Being a doctor is most certainly not your typical 9 to 5 job. More often than not you can be working up to 12 or 13 hour days – so make sure you’re willing to put in the work!

It’s not a job where you sit at your desk all day and fill in paperwork (although paperwork is a large part of the job) and it is definitely not ordinary. There are no two days that are the same and you will grow every day from every experience and every patient you encounter.

Yes, there are a lot of hours, a lot of time and a lot of sleepless nights involved but those happy, smiling patients when you deliver good news is so worth the stress and time.

2. The study is never-ending!

In most other jobs once university finishes, there’s no more learning to be done. In medicine, however, that is not the case.
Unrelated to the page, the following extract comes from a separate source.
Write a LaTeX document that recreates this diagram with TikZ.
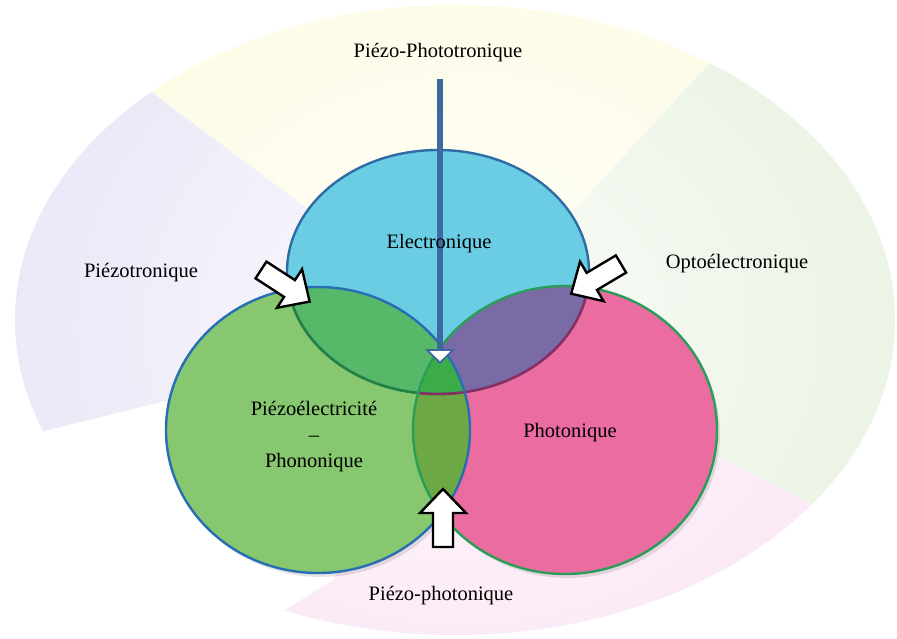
\documentclass[tikz,border=0pt]{standalone}
\usepackage{fontspec}
\setmainfont{Liberation Serif}
\usetikzlibrary{arrows.meta,calc,fadings}

\definecolor{secY}{RGB}{253,251,222}
\definecolor{secG}{RGB}{228,240,220}
\definecolor{secP}{RGB}{250,224,242}
\definecolor{secV}{RGB}{230,226,246}
\definecolor{cBlue}{RGB}{106,205,228}
\definecolor{cGreen}{RGB}{134,199,111}
\definecolor{cPink}{RGB}{234,108,160}
\definecolor{cBG}{RGB}{88,184,106}
\definecolor{cBP}{RGB}{122,106,165}
\definecolor{cGP}{RGB}{108,168,68}
\definecolor{cTri}{RGB}{60,172,72}
\definecolor{bBlue}{RGB}{46,108,165}
\definecolor{bBlueG}{RGB}{34,130,62}
\definecolor{bBlueP}{RGB}{140,44,96}
\definecolor{bGreen}{RGB}{40,110,180}
\definecolor{bPink}{RGB}{42,157,90}
\definecolor{cArrow}{RGB}{62,104,160}

\tikzfading[name=centerfade, inner color=transparent!15, outer color=transparent!100]

\tikzset{
  lbl/.style={anchor=base, inner sep=0pt, font=\fontsize{20.5}{24}\selectfont, text=black},
  rim/.style={line width=2.4pt},
  blockarrow/.pic={
    \draw[black, line width=2.4pt, fill=white, line join=miter]
      (0,-10) -- (34,-10) -- (34,-23) -- (58,0) -- (34,23) -- (34,10) -- (0,10) -- cycle;
  }
}

\begin{document}
\begin{tikzpicture}[x=1pt,y=-1pt]
\useasboundingbox (0,0) rectangle (897,639);
\coordinate (C) at (466,327);

% background sectors
\begin{scope}
  \clip (455,320) ellipse [x radius=440pt, y radius=315pt];
  \fill[secY] (C) -- (-458,-363) -- (1198,-465) -- cycle;
  \fill[secG] (C) -- (1198,-465) -- (1522,870) -- cycle;
  \fill[secP] (C) -- (1522,870) -- (189,670) -- (285,610) -- (333,580) -- cycle;
  \fill[secV] (C) -- (-812,642) -- (-458,-363) -- cycle;
  \fill[white, path fading=centerfade] (C) ellipse [x radius=620pt, y radius=540pt];
\end{scope}

% shadows
\fill[black, opacity=0.10] (321,434) ellipse [x radius=152pt, y radius=143pt];
\fill[black, opacity=0.10] (568,434) ellipse [x radius=152pt, y radius=144pt];

% circle fills
\fill[cBlue] (438,272) ellipse [x radius=151pt, y radius=122pt];
\fill[cGreen] (318,430) ellipse [x radius=152pt, y radius=143pt];
\fill[cPink] (565,430) ellipse [x radius=152pt, y radius=144pt];

% lenses
\begin{scope}
  \clip (318,430) ellipse [x radius=152pt, y radius=143pt];
  \fill[cGP] (565,430) ellipse [x radius=152pt, y radius=144pt];
\end{scope}
\begin{scope}
  \clip (438,272) ellipse [x radius=151pt, y radius=122pt];
  \fill[cBG] (318,430) ellipse [x radius=152pt, y radius=143pt];
  \fill[cBP] (565,430) ellipse [x radius=152pt, y radius=144pt];
  \clip (318,430) ellipse [x radius=152pt, y radius=143pt];
  \fill[cTri] (565,430) ellipse [x radius=152pt, y radius=144pt];
\end{scope}

% borders
\draw[rim, bBlue] (438,272) ellipse [x radius=151pt, y radius=122pt];
\begin{scope}
  \clip (318,430) ellipse [x radius=152pt, y radius=143pt];
  \draw[rim, bBlueG] (438,272) ellipse [x radius=151pt, y radius=122pt];
\end{scope}
\begin{scope}
  \clip (565,430) ellipse [x radius=152pt, y radius=144pt];
  \draw[rim, bBlueP] (438,272) ellipse [x radius=151pt, y radius=122pt];
\end{scope}
\draw[rim, bGreen] (318,430) ellipse [x radius=152pt, y radius=143pt];
\draw[rim, bPink] (565,430) ellipse [x radius=152pt, y radius=144pt];

% vertical arrow
\coordinate (ptop) at (440,79);
\coordinate (ptip) at (440,364);
\draw[cArrow, line width=6pt,
  -{Triangle[width=30pt,length=15pt,fill=white,line width=1.8pt]}] (ptop) -- (ptip);

% block arrows
\pic[rotate=-33] at (261,270) {blockarrow};
\pic[rotate=210.8] at (621,264) {blockarrow};
\pic[rotate=90] at (443,547) {blockarrow};

% labels
\node[lbl] (tPP) at (438,58) {Piézo-Phototronique};
\node[lbl] (tE) at (439,248) {Electronique};
\node[lbl] (tPt) at (141,277) {Piézotronique};
\node[lbl] (tO) at (737,269) {Optoélectronique};
\node[lbl] (tPE1) at (314,415) {Piézoélectricité};
\node[lbl] (tPE2) at (314,441) {–};
\node[lbl] (tPE3) at (314,467) {Phononique};
\node[lbl] (tPh) at (570,437) {Photonique};
\node[lbl] (tPp) at (441,600) {Piézo-photonique};
\end{tikzpicture}
\end{document}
After medical school, there’s more to be done. We continue to learn every day and each patient teaches us a valuable lesson.

To become a consultant or specialist in any field you must go through years of rigorous training to make sure you’re equipped to help patients as best you can.

3. It can be emotionally draining

Medicine isn’t easy and there will be days that are much tougher than others. Some days you’ll get great results, save lives, diagnose diseases and tell loved ones that their friend/family member is going to recover.

But just as some days are good, some days are bad. You will lose patients, you will make tough decisions or decisions that you wish you hadn’t made. Make sure you are ready to face the difficult aspects of medicine as well as the good parts.

4. Don’t go into medicine for the money

A lot of people decide that medicine is for them because of the monetary gain. If you’re not in medicine for the right reasons, I can promise you it will not be worth the hours, days, months and years you spend in the hospital.

Make sure you’re in it for the right reasons: if you care about your patients, and making a difference to people’s lives, any difficulties will ultimately be worth it.

5. You have to have a tough skin

As with any job, there will inevitably be some people you don’t get along with – whether that’s junior doctors or consultants.

You need to have a thick and tough skin to push through those days where it seems like you don’t have the best luck, and remind yourself why it is you’re doing what you’re doing.

6. It’s immensely rewarding

Medicine is an immensely rewarding career. You get to study a mix of human anatomy, science and pathology and put that all together to diagnose someone with an illness which you then treat.

There is no other job in the world remotely like it. You get to specialise in whatever field suits your fancy and you get to help people along the way.

It’s certainly a special career whichever way you choose to look at it. So even though there might be some hardships you’ll have to face on your way up, the rewards are there every day – you just have to look for them.